Bafi ruled out the possibility that "the bill will pass during the current parliamentary session," because of the "chauvinist mentality that still controls some, and the fact that some are seeking to restore the central state and thus confiscate the rights of Kurds, Turkmen and other nationalities." He acknowledged that "this bill will further complicate the situation," and he held the political blocs "responsible for delaying the implementation of Article 140.”

Sheikh Ahmed Abu Risha, leader of the Sahwat al-Iraq (Iraq's Awakening) party told Al-Hayat that "Nukhayb has been part of the Al-Anbar province since the establishment of the Iraqi state, and the former regime carved it out, attached it to Karbala for one year, and then returned it to Al-Anbar.”

Abu Risha, leader of the Unity Alliance of Iraq, which is affiliated with the Iraqiya List, said he opposed changing the borders of provinces. "Any attempt to annex Kirkuk or carve out parts of Mosul, Diyala or other provinces will revive tensions and perhaps lead to an armed conflict, which is something that we do not need," he said.

Iraqiya List MP Khalid al-Alwani said in a statement that “introducing the province demarcation bill stipulated by Article 140 every now and then can create a crisis between the components of the Iraqi people and the inhabitants of the provinces in the event that areas were removed from provinces and transferred to others.” He said that “Iraq cannot handle another crisis than the one it is currently suffering from.”

“We will strongly oppose this bill because it will further complicate the Iraqi political scene and spread chaos among the provinces. Moreover, it will lead to calls asking for the formation of regions,” he added.

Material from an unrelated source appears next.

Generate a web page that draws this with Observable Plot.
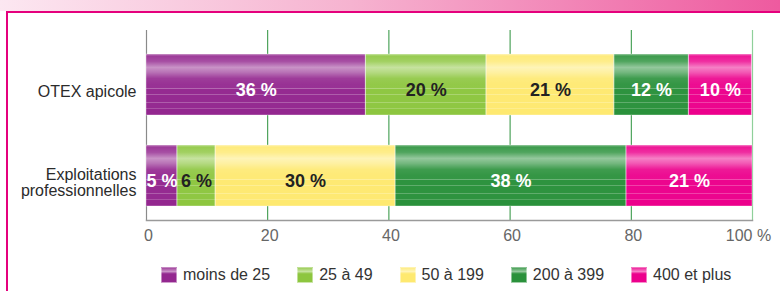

Alwani, MP from the western Anbar province, said that the “areas of Ain ​​al-Tamur, Nukhayb and Al-Rahhaliya have been part of the Al-Anbar province since the Ottoman era.”

The Parliamentary Legal Committee had confirmed Oct. 14 that “the province demarcation law stipulated by Article 140 would include the areas of Nukhayb, Al-Rahhaliyah and Ain Al-Tamur in the Al-Anbar province, and would return the limits of those provinces to the way they were.”